**Source records**:
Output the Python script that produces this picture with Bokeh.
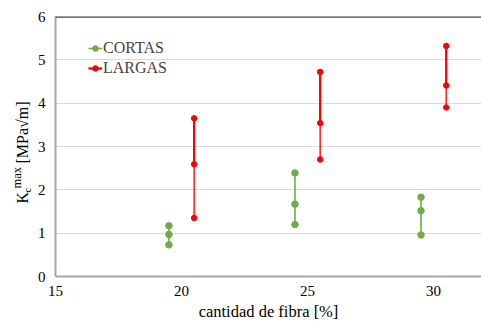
import math
from bokeh.plotting import figure
from bokeh.layouts import row
from bokeh.models import Range1d, FixedTicker, Span, Legend
from bokeh.core.properties import value
from bokeh.embed import file_html
from bokeh.resources import INLINE

# --- data ---
cortas_x = [19.5, 24.5, 29.5]
cortas_min = [0.73, 1.20, 0.96]
cortas_mid = [0.97, 1.67, 1.52]
cortas_max = [1.17, 2.39, 1.83]

largas_x = [20.5, 25.5, 30.5]
largas_min = [1.35, 2.70, 3.90]
largas_mid = [2.59, 3.54, 4.41]
largas_max = [3.65, 4.72, 5.32]

x_ticks = [15, 20, 25, 30]
y_ticks = [0, 1, 2, 3, 4, 5, 6]

series_names = ["CORTAS", "LARGAS"]
x_title = "cantidad de fibra [%]"
y_title_parts = ["K", "c", "max", "[MPa√m]"]

GREEN = "#70AD47"
RED = "#FF0000"
FONT = "'Liberation Serif', 'Times New Roman', serif"

H = 325
LEFT_W = 33
FRAME_TOP = 16
FRAME_BOTTOM = 276

# ---- main chart ----
p = figure(width=481 - LEFT_W, height=H, output_backend="svg", toolbar_location=None,
           x_range=Range1d(15, 31.9), y_range=Range1d(0, 6),
           min_border_left=22, min_border_right=0, min_border_top=FRAME_TOP,
           min_border_bottom=H - FRAME_BOTTOM)
p.outline_line_color = None
p.background_fill_color = "white"
p.border_fill_color = "white"

p.xgrid.grid_line_color = None
p.ygrid.grid_line_color = "#D9D9D9"
p.ygrid.grid_line_width = 1
p.ygrid.ticker = FixedTicker(ticks=y_ticks[1:-1])

p.xaxis.ticker = FixedTicker(ticks=x_ticks)
p.yaxis.ticker = FixedTicker(ticks=y_ticks)
for ax in (p.xaxis[0], p.yaxis[0]):
    ax.major_tick_line_color = None
    ax.minor_tick_line_color = None
    ax.major_tick_out = 0
    ax.major_tick_in = 0
    ax.minor_tick_out = 0
    ax.minor_tick_in = 0
    ax.axis_line_color = "#A6A6A6"
    ax.axis_line_width = 2
    ax.major_label_text_font = FONT
    ax.major_label_text_font_size = "15px"
    ax.major_label_text_color = "#000000"
p.xaxis[0].major_label_standoff = 9
p.yaxis[0].major_label_standoff = 10
p.xaxis[0].axis_label = x_title
p.xaxis[0].axis_label_text_font = FONT
p.xaxis[0].axis_label_text_font_size = "16.5px"
p.xaxis[0].axis_label_text_font_style = "normal"
p.xaxis[0].axis_label_text_color = "#000000"
p.xaxis[0].axis_label_standoff = 3

p.add_layout(Span(location=6, dimension="width", line_color="#404040", line_width=2.5))

# series
r1 = p.segment(x0=cortas_x, y0=cortas_min, x1=cortas_x, y1=cortas_max,
               line_color=GREEN, line_width=1.6)
r2 = p.scatter(cortas_x * 3, cortas_min + cortas_mid + cortas_max, size=6.5,
               marker="circle", fill_color=GREEN, line_color=GREEN)
r3a = p.segment(x0=largas_x, y0=largas_min, x1=largas_x, y1=largas_mid,
                line_color=RED, line_width=1.6, line_alpha=0.85)
r3 = p.segment(x0=largas_x, y0=largas_mid, x1=largas_x, y1=largas_max,
               line_color=RED, line_width=2.3)
r4 = p.scatter(largas_x * 3, largas_min + largas_mid + largas_max, size=5.5,
               marker="circle", fill_color=RED, line_color=RED)

legend = Legend(items=[(series_names[0], [r1, r2]), (series_names[1], [r3, r4])],
                location=(33, 198), padding=0, margin=0, spacing=0,
                label_text_font=FONT, label_text_font_size="16px",
                label_height=20, glyph_height=20, glyph_width=14, label_standoff=1,
                border_line_color=None, background_fill_alpha=0)
p.add_layout(legend)

# ---- left strip holding the y-axis title (frame aligned with the main frame) ----
q = figure(width=LEFT_W, height=H, output_backend="svg", toolbar_location=None,
           x_range=Range1d(0, LEFT_W), y_range=Range1d(H - FRAME_BOTTOM, H - FRAME_TOP),
           x_axis_type=None, y_axis_type=None,
           min_border=0, min_border_left=0, min_border_right=0,
           min_border_top=FRAME_TOP, min_border_bottom=H - FRAME_BOTTOM)
q.grid.visible = False
q.outline_line_color = None
q.border_fill_color = "white"
q.background_fill_color = "white"

ang = math.pi / 2
# positions in the strip's pixel space (x from left, y from bottom of the page)
q.text(x=[22], y=[H - 203], text=[y_title_parts[0]], angle=ang,
       text_font=value(FONT), text_font_size="16px", text_baseline="middle",
       text_align="left", text_color="black")
q.text(x=[27.2], y=[H - 192], text=[y_title_parts[1]], angle=ang,
       text_font=value(FONT), text_font_size="10.5px", text_baseline="middle",
       text_align="left", text_color="black")
q.text(x=[16.6], y=[H - 188], text=[y_title_parts[2]], angle=ang,
       text_font=value(FONT), text_font_size="12.5px", text_baseline="middle",
       text_align="left", text_color="black")
q.text(x=[22], y=[H - 163], text=[y_title_parts[3]], angle=ang,
       text_font=value(FONT), text_font_size="16px", text_baseline="middle",
       text_align="left", text_color="black")

layout = row(q, p, spacing=0)
open("out.html", "w").write(file_html(layout, INLINE))
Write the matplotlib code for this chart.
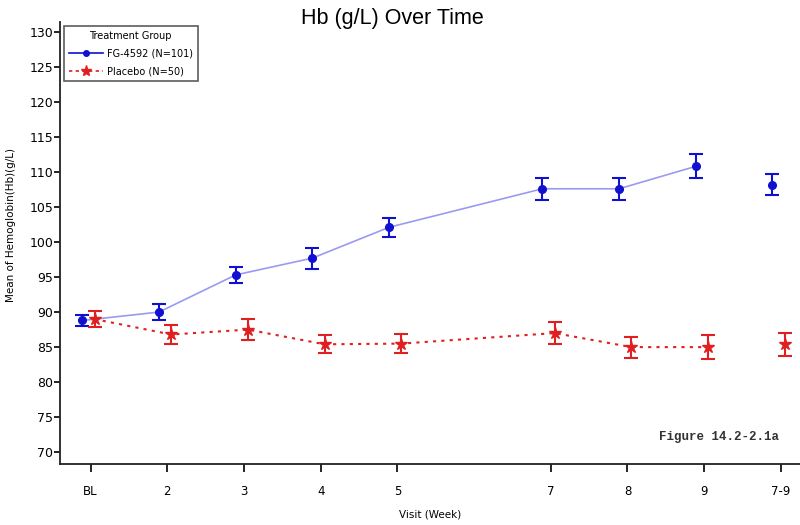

**Exercise brief**:
Repeat, word for word and with no pictures, only the lines running from the beginning of the data to the line that contains "Serif', 'Times New".

**Answer**:
Output the Python script that produces this picture with Bokeh.
import math
from bokeh.plotting import figure
from bokeh.layouts import row
from bokeh.models import Range1d, FixedTicker, Span, Legend
from bokeh.core.properties import value
from bokeh.embed import file_html
from bokeh.resources import INLINE

# --- data ---
cortas_x = [19.5, 24.5, 29.5]
cortas_min = [0.73, 1.20, 0.96]
cortas_mid = [0.97, 1.67, 1.52]
cortas_max = [1.17, 2.39, 1.83]

largas_x = [20.5, 25.5, 30.5]
largas_min = [1.35, 2.70, 3.90]
largas_mid = [2.59, 3.54, 4.41]
largas_max = [3.65, 4.72, 5.32]

x_ticks = [15, 20, 25, 30]
y_ticks = [0, 1, 2, 3, 4, 5, 6]

series_names = ["CORTAS", "LARGAS"]
x_title = "cantidad de fibra [%]"
y_title_parts = ["K", "c", "max", "[MPa√m]"]

GREEN = "#70AD47"
RED = "#FF0000"
FONT = "'Liberation Serif', 'Times New Roman', serif"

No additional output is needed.